I'm a little confused, does "relieving" the cylinder make it impossible to fire the older cartridges?  Or is there enough room at the front of the cylinder for the rimmed cartridges to sit a little farther forward?
 
You can fire all the cartridges (but you aren't going to find many .455 Webley cartridges around that are serviceable to shoot that aren't also expensive).  Very little metal is removed from the cylinder.
 
Cool.

And if you want to invest in the equipment to draw your own brass and swage your own bullets, you could shoot all the .455 Webley you want...
 
Josh, that makes me wonder if one needs a Feddle manufacturing license if all he does is draw brass into empty cases, and does not put powder, bullets and primers into them.
 
Purty Baby Picture!!!
 
Josh, that makes me wonder if one needs a Feddle manufacturing license if all he does is draw brass into empty cases, and does not put powder, bullets and primers into them.

Ummm...I don't know...I always thought you didn't need a license if you were making ammunition strictly for personal use?  I guess I'm not really up on the paperwork involved...

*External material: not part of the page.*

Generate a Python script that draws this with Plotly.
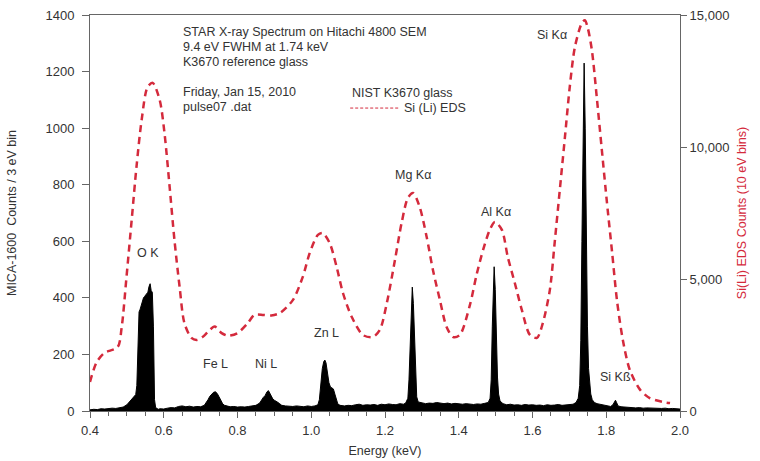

But I don't quite see how it's relevant anyway, as the empty cases aren't much good until you add the primers, powder, and bullets...unless you're suggesting that one person draw all the brass to provide for all of the other Webley collectors to handload?
 
Fiochi and Starline make brass for the Webely and Lee has the molds as do a few other makers. I was justed quoted $41CDN for 100 brass casing, the Fiochi loaded goes for $61 per 50 up here.